11 Maret 2009, Jakarta -- Belanda lewat galangan kapalnya Schelde Naval Shipbuilding menyatakan kesediannya membantu PT PAL membangun korvet nasional. "Mereka siap mengajarkan teknisi Indonesia," kata Kepala Dinas Penerangan TNI AL Laksma Iskandar Sitompul kepada Jurnal Nasional di Jakarta, Selasa (10/3).
Dia menyatakan, tahap awal PT PAL direncanakan mulai mengirim para teknisi perkapalan dan kesenjataan ke Belanda. Selanjutnya, TNI AL akan mengirim teknisinya mempelajari seluk-beluk kapal canggih tersebut. "Saat mulai pembangunan baru teknisinya memantau langsung ke PT PAL," kata Iskandar.

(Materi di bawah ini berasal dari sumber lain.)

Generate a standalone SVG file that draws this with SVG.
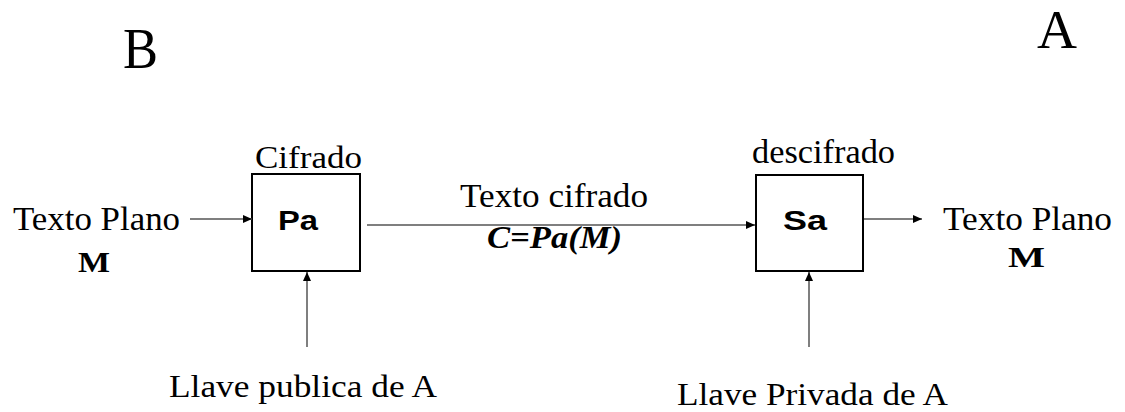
<svg xmlns="http://www.w3.org/2000/svg" width="1125" height="412" viewBox="0 0 1125 412">
<style>
.serif{font-family:"Liberation Serif","Times New Roman",serif;fill:#000}
.bserif{font-family:"Liberation Serif","DejaVu Serif","Times New Roman",serif;font-weight:bold;fill:#000}
.sans{font-family:"Liberation Sans",Arial,sans-serif;font-weight:bold;fill:#000}
.box{fill:#fff;stroke:#000;stroke-width:2}
.conn{stroke:#555;stroke-width:1.5;fill:none;marker-end:url(#ah)}
</style>
<defs>
<marker id="ah" markerUnits="userSpaceOnUse" markerWidth="10" markerHeight="8" refX="9" refY="4" orient="auto">
<path d="M0,0 L9,4 L0,8 z" fill="#000"/>
</marker>
</defs>
<rect width="1125" height="412" fill="#fff"/>
<g id="label-B"><text class="serif" x="123" y="68" font-size="56" textLength="35" lengthAdjust="spacingAndGlyphs">B</text></g>
<g id="label-A"><text class="serif" x="1037" y="48" font-size="54" textLength="40" lengthAdjust="spacingAndGlyphs">A</text></g>
<g id="input">
<text class="serif" x="13" y="230" font-size="33" textLength="167" lengthAdjust="spacingAndGlyphs">Texto Plano</text>
<text class="bserif" x="78" y="272" font-size="30" textLength="32" lengthAdjust="spacingAndGlyphs">M</text>
</g>
<g id="node-Pa">
<text class="serif" x="255" y="168" font-size="32" textLength="107" lengthAdjust="spacingAndGlyphs">Cifrado</text>
<rect class="box" x="252" y="174" width="108" height="97"/>
<text class="sans" x="278" y="230" font-size="27" textLength="40" lengthAdjust="spacingAndGlyphs">Pa</text>
</g>
<g id="node-Sa">
<text class="serif" x="752" y="163" font-size="33" textLength="143" lengthAdjust="spacingAndGlyphs">descifrado</text>
<rect class="box" x="756" y="175" width="107" height="96"/>
<text class="sans" x="783" y="230" font-size="27" textLength="44" lengthAdjust="spacingAndGlyphs">Sa</text>
</g>
<g id="output">
<text class="serif" x="943" y="230" font-size="33" textLength="169" lengthAdjust="spacingAndGlyphs">Texto Plano</text>
<text class="bserif" x="1008" y="267" font-size="30" textLength="37" lengthAdjust="spacingAndGlyphs">M</text>
</g>
<g id="key-public"><text class="serif" x="169" y="397" font-size="31" textLength="268" lengthAdjust="spacingAndGlyphs">Llave publica de A</text></g>
<g id="key-private"><text class="serif" x="677" y="405" font-size="31" textLength="271" lengthAdjust="spacingAndGlyphs">Llave Privada de A</text></g>
<g id="cipher-label">
<text class="serif" x="460" y="207" font-size="34" textLength="188" lengthAdjust="spacingAndGlyphs">Texto cifrado</text>
<text class="bserif" x="487" y="248" font-size="31" font-style="italic" textLength="135" lengthAdjust="spacingAndGlyphs">C=Pa(M)</text>
</g>
<g id="connectors">
<line class="conn" x1="190" y1="219" x2="252" y2="219"/>
<line class="conn" x1="367" y1="225" x2="755" y2="225"/>
<line class="conn" x1="864" y1="219" x2="922" y2="219"/>
<line class="conn" x1="307" y1="347" x2="307" y2="272"/>
<line class="conn" x1="809" y1="347" x2="809" y2="272"/>
</g>
</svg>
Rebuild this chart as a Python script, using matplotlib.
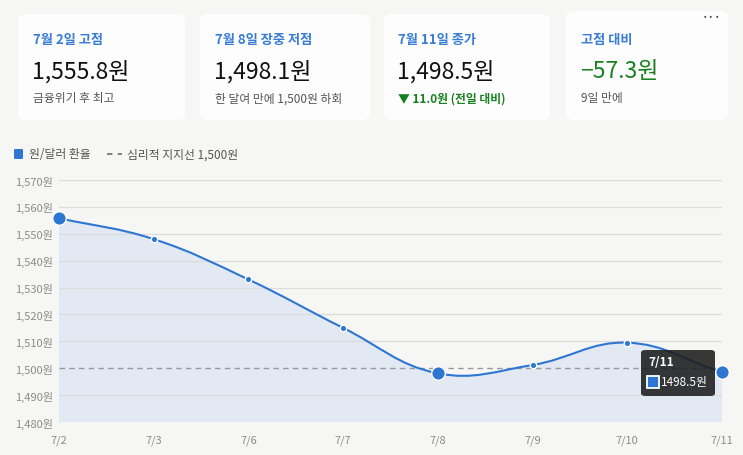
import numpy as np
import matplotlib.pyplot as plt
from matplotlib.path import Path
from matplotlib.patches import PathPatch, FancyBboxPatch, Rectangle
from matplotlib.lines import Line2D

plt.rcParams['font.family'] = ['Noto Sans CJK KR', 'DejaVu Sans']

dates = ['7/2', '7/3', '7/6', '7/7', '7/8', '7/9', '7/10', '7/11']
rates = [1555.8, 1548.0, 1533.0, 1515.0, 1498.1, 1501.2, 1509.5, 1498.5]
y_ticks = [1480, 1490, 1500, 1510, 1520, 1530, 1540, 1550, 1560, 1570]
support = 1500

card_titles = ['7월 2일 고점', '7월 8일 장중 저점', '7월 11일 종가', '고점 대비']
card_values = ['1,555.8원', '1,498.1원', '1,498.5원', '−57.3원']
card_notes = ['금융위기 후 최고', '한 달여 만에 1,500원 하회', '▼ 11.0원 (전일 대비)', '9일 만에']

W, H = 743, 456
BG = '#f6f6f4'
BLUE = '#2d77d2'
GREEN = '#17801f'

fig = plt.figure(figsize=(W / 100, H / 100), dpi=100, facecolor=BG)


def fx(x):
    return x / W


def fy(y):
    return 1 - y / H


# cards
card_x = [18, 200, 384, 566]
card_w = [167, 170, 166, 162]
text_x = [33, 215, 398, 581]
for i in range(4):
    top = 12 if i == 3 else 15
    fig.patches.append(FancyBboxPatch((fx(card_x[i]), fy(121)), card_w[i] / W, (121 - top) / H,
                                      boxstyle='round,pad=0,rounding_size=0.012',
                                      transform=fig.transFigure, fc='#fdfdfd', ec='none'))
    fig.text(fx(text_x[i]), fy(40), card_titles[i], color='#3a7bd5', fontsize=9.5,
             fontweight='bold', va='center')
    fig.text(fx(text_x[i] - 1), fy(72), card_values[i], color=GREEN if i == 3 else '#111111',
             fontsize=16.5, fontweight='medium', va='center')
    fig.text(fx(text_x[i]), fy(99), card_notes[i], color=GREEN if i == 2 else '#555555',
             fontsize=8.5, fontweight='bold' if i == 2 else 'normal', va='center')
fig.text(fx(712), fy(17), '···', color='#444444', fontsize=8, ha='center', va='center',
         fontweight='bold')

# legend
fig.patches.append(FancyBboxPatch((fx(14), fy(160)), 9 / W, 10 / H,
                                  boxstyle='round,pad=0,rounding_size=0.002',
                                  transform=fig.transFigure, fc=BLUE, ec='none'))
fig.text(fx(29), fy(155), '원/달러 환율', color='#555555', fontsize=8.5, va='center')
fig.lines.append(Line2D([fx(107), fx(122)], [fy(155), fy(155)], transform=fig.transFigure,
                        color='#777777', lw=1.3, ls=(0, (3, 3))))
fig.text(fx(127), fy(155), '심리적 지지선 1,500원', color='#555555', fontsize=8.5, va='center')

# chart
ax = fig.add_axes([fx(59), fy(423), (722 - 59) / W, (423 - 181) / H])
ax.set_facecolor('none')
xs = np.arange(len(dates))
ax.set_xlim(0, len(dates) - 1)
ax.set_ylim(y_ticks[0], y_ticks[-1])
for s in ax.spines.values():
    s.set_visible(False)
ax.set_yticks(y_ticks)
ax.set_yticklabels([f'{v:,}원' for v in y_ticks])
ax.set_xticks(xs)
ax.set_xticklabels(dates)
ax.tick_params(length=0, colors='#8c8c8c', labelsize=8)
ax.tick_params(axis='y', pad=4)
ax.tick_params(axis='x', pad=9)
for v in y_ticks:
    if v != support:
        ax.axhline(v, color='#dcdcdc', lw=0.9, zorder=1)

# chart.js style spline (tension 0.4) computed in pixel-like scale
sx, sy = 94.7, 2.69
px = xs * sx
py = np.array(rates) * sy
t = 0.4
cp_prev, cp_next = [], []
for i in range(len(px)):
    a = max(i - 1, 0)
    b = min(i + 1, len(px) - 1)
    d01 = np.hypot(px[i] - px[a], py[i] - py[a])
    d12 = np.hypot(px[b] - px[i], py[b] - py[i])
    tot = d01 + d12 if d01 + d12 > 0 else 1
    fa = t * d01 / tot
    fb = t * d12 / tot
    cp_prev.append((px[i] - fa * (px[b] - px[a]), py[i] - fa * (py[b] - py[a])))
    cp_next.append((px[i] + fb * (px[b] - px[a]), py[i] + fb * (py[b] - py[a])))

verts = [(xs[0], rates[0])]
codes = [Path.MOVETO]
for i in range(len(px) - 1):
    verts += [(cp_next[i][0] / sx, cp_next[i][1] / sy),
              (cp_prev[i + 1][0] / sx, cp_prev[i + 1][1] / sy),
              (xs[i + 1], rates[i + 1])]
    codes += [Path.CURVE4] * 3
line_path = Path(verts, codes)
fill_path = Path(verts + [(xs[-1], y_ticks[0]), (xs[0], y_ticks[0]), (xs[0], rates[0])],
                 codes + [Path.LINETO, Path.LINETO, Path.CLOSEPOLY])
ax.add_patch(PathPatch(fill_path, fc='#dfe7f3', ec='none', alpha=0.85, zorder=0.5))
ax.add_patch(PathPatch(line_path, fc='none', ec=BLUE, lw=1.5, zorder=3))

ax.axhline(support, color='#999999', lw=1, ls=(0, (4, 3)), zorder=2)

big = [0, 4, 7]
small = [i for i in range(len(xs)) if i not in big]
ax.scatter(xs[small], np.array(rates)[small], s=22, color=BLUE, edgecolor='white',
           linewidth=1, zorder=4, clip_on=False)
ax.scatter(xs[big], np.array(rates)[big], s=95, color=BLUE, edgecolor='white',
           linewidth=1, zorder=4, clip_on=False)

# tooltip
fig.patches.append(FancyBboxPatch((fx(641), fy(397)), 74 / W, 46 / H,
                                  boxstyle='round,pad=0,rounding_size=0.006',
                                  transform=fig.transFigure, fc='#1c1c1c', ec='none',
                                  alpha=0.88, zorder=10))
fig.text(fx(648), fy(362), dates[-1], color='white', fontsize=8.5, fontweight='bold',
         va='center', zorder=11)
fig.patches.append(Rectangle((fx(647), fy(389)), 12 / W, 12 / H, transform=fig.transFigure,
                             fc=BLUE, ec='white', lw=1.3, zorder=11))
fig.text(fx(661), fy(383), f'{rates[-1]}원', color='white', fontsize=8.5,
         fontweight='medium', va='center', zorder=11)

fig.savefig('out.png', dpi=100, facecolor=BG)
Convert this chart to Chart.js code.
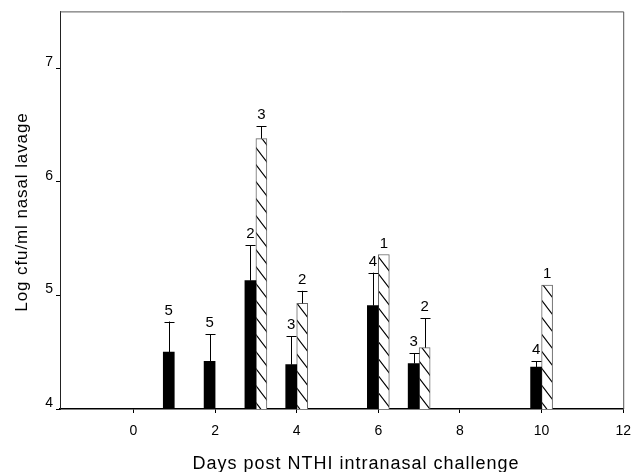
<!DOCTYPE html>
<html>
<head>
<meta charset="utf-8">
<script src="https://cdn.jsdelivr.net/npm/chart.js@4/dist/chart.umd.min.js"></script>
<style>
  html, body { margin: 0; padding: 0; background: #fff; }
  #wrap { width: 641px; height: 472px; position: relative; }
</style>
</head>
<body>
<div id="wrap"><canvas id="chart"></canvas></div>
<script>
"use strict";

// days with a solid (black) bar
const solidDays = [1, 2, 3, 4, 6, 7, 10];
const solidMean = [4.50, 4.42, 5.13, 4.39, 4.91, 4.40, 4.37];
const solidErr  = [0.27, 0.24, 0.31, 0.25, 0.29, 0.09, 0.05];
const solidN    = [5, 5, 2, 3, 4, 3, 4];

// days with a hatched bar
const hatchDays = [3, 4, 6, 7, 10];
const hatchMean = [6.38, 4.93, 5.36, 4.54, 5.09];
const hatchErr  = [0.11, 0.11, 0, 0.26, 0];
const hatchN    = [3, 2, 1, 2, 1];

const xTitle = "Days post NTHI intranasal challenge";
const yTitle = "Log cfu/ml nasal lavage";

const FONT = "'Liberation Sans', Arial, sans-serif";

function hatchPattern() {
  const w = 13, h = 17;
  const c = document.createElement("canvas");
  c.width = w; c.height = h;
  const g = c.getContext("2d");
  g.fillStyle = "#fff";
  g.fillRect(0, 0, w, h);
  g.strokeStyle = "#000";
  g.lineWidth = 1.1;
  g.beginPath();
  const slope = h / w;
  for (const k of [-h, 0, h]) {
    g.moveTo(-2, -2 * slope + k);
    g.lineTo(w + 2, (w + 2) * slope + k);
  }
  g.stroke();
  return document.createElement("canvas").getContext("2d").createPattern(c, "repeat");
}

const toPoints = (xs, ys) => xs.map((x, i) => ({ x, y: ys[i] }));

const errorBars = {
  id: "errorBars",
  afterDatasetsDraw(chart) {
    const { ctx, scales: { y } } = chart;
    ctx.save();
    ctx.strokeStyle = "#000";
    ctx.lineWidth = 1;
    ctx.fillStyle = "#000";
    ctx.font = "15px " + FONT;
    ctx.textAlign = "center";
    ctx.textBaseline = "alphabetic";
    chart.data.datasets.forEach((ds, i) => {
      const meta = chart.getDatasetMeta(i);
      meta.data.forEach((bar, j) => {
        const v = ds.data[j].y;
        const e = ds.errors[j];
        const x = Math.round(bar.x) + 0.5;
        const top = y.getPixelForValue(v + e);
        if (e > 0) {
          ctx.beginPath();
          ctx.moveTo(x, bar.y);
          ctx.lineTo(x, top);
          ctx.moveTo(x - 5, Math.round(top) + 0.5);
          ctx.lineTo(x + 5, Math.round(top) + 0.5);
          ctx.stroke();
        }
        ctx.fillText(String(ds.counts[j]), bar.x, top - 7);
      });
    });
    ctx.restore();
  },
};

const frameAndTitles = {
  id: "frameAndTitles",
  afterDraw(chart) {
    const { ctx, chartArea: a } = chart;
    ctx.save();
    ctx.strokeStyle = "#555";
    ctx.lineWidth = 1;
    ctx.beginPath();
    ctx.moveTo(a.left, a.top + 0.5);
    ctx.lineTo(a.right + 0.5, a.top + 0.5);
    ctx.lineTo(a.right + 0.5, a.bottom);
    ctx.stroke();

    ctx.fillStyle = "#000";
    ctx.font = "18px " + FONT;
    ctx.textAlign = "center";
    ctx.letterSpacing = "1px";
    ctx.textBaseline = "alphabetic";
    ctx.fillText(xTitle, 356, 469);

    ctx.font = "17px " + FONT;
    ctx.letterSpacing = "0.9px";
    ctx.translate(22, 212);
    ctx.rotate(-Math.PI / 2);
    ctx.textBaseline = "middle";
    ctx.fillText(yTitle, 0, 0);
    ctx.restore();
  },
};

const pattern = hatchPattern();

new Chart(document.getElementById("chart"), {
  type: "bar",
  data: {
    datasets: [
      {
        label: "solid",
        data: toPoints(solidDays, solidMean),
        errors: solidErr,
        counts: solidN,
        backgroundColor: "#000",
        borderWidth: 0,
      },
      {
        label: "hatched",
        data: toPoints(hatchDays, hatchMean),
        errors: hatchErr,
        counts: hatchN,
        backgroundColor: pattern,
        borderColor: "#666",
        borderWidth: 1,
      },
    ],
  },
  options: {
    responsive: true,
    maintainAspectRatio: false,
    animation: false,
    barThickness: 11,
    layout: { padding: { top: 10, right: 11, left: 0, bottom: 0 } },
    plugins: { legend: { display: false }, tooltip: { enabled: false } },
    scales: {
      x: {
        type: "linear",
        min: -1.8,
        max: 12,
        offset: false,
        grid: { offset: false, drawOnChartArea: false, drawTicks: true, tickLength: 4, color: "#000" },
        border: { display: true, color: "#000", width: 1.5 },
        ticks: { stepSize: 2, includeBounds: false, padding: 10, color: "#000", font: { family: FONT, size: 14 } },
        afterFit: (s) => { s.height = 63; },
      },
      y: {
        min: 4,
        max: 7.5,
        grid: { drawOnChartArea: false, drawTicks: true, tickLength: 4, color: "#000" },
        border: { display: true, color: "#222", width: 1 },
        ticks: { stepSize: 1, includeBounds: false, padding: 3, labelOffset: -6, color: "#000", font: { family: FONT, size: 14 } },
        afterFit: (s) => { s.width = 60; },
      },
    },
  },
  plugins: [errorBars, frameAndTitles],
});
</script>
</body>
</html>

Pembicaraan semakin mengerucut usai diserahterimakan KRI Frans Kaisiepo, korvet jenis Sigma (Ship Integrated Geometrical Modularity Approach) terakhir pesanan TNI AL, di Belanda, pekan lalu. Hadir dalam peresmian Menteri Pertahanan Juwono Sudarsono dan Kepala Staf TNI AL (KSAL) Laksamana Tedjo Edhy Purdijatno.
Indonesia memesan empat kapal korvet Sigma dari Negeri Kincir Angin itu dengan nilai total nilai 700 juta euro (sekitar Rp8 triliun). Ketiga kapal pertama telah datang secara bertahap sejak medio 2007. Iskandar mengatakan, jangan sampai Indonesia kehilangan momentum pembangunan korvet kelima di dalam negeri itu.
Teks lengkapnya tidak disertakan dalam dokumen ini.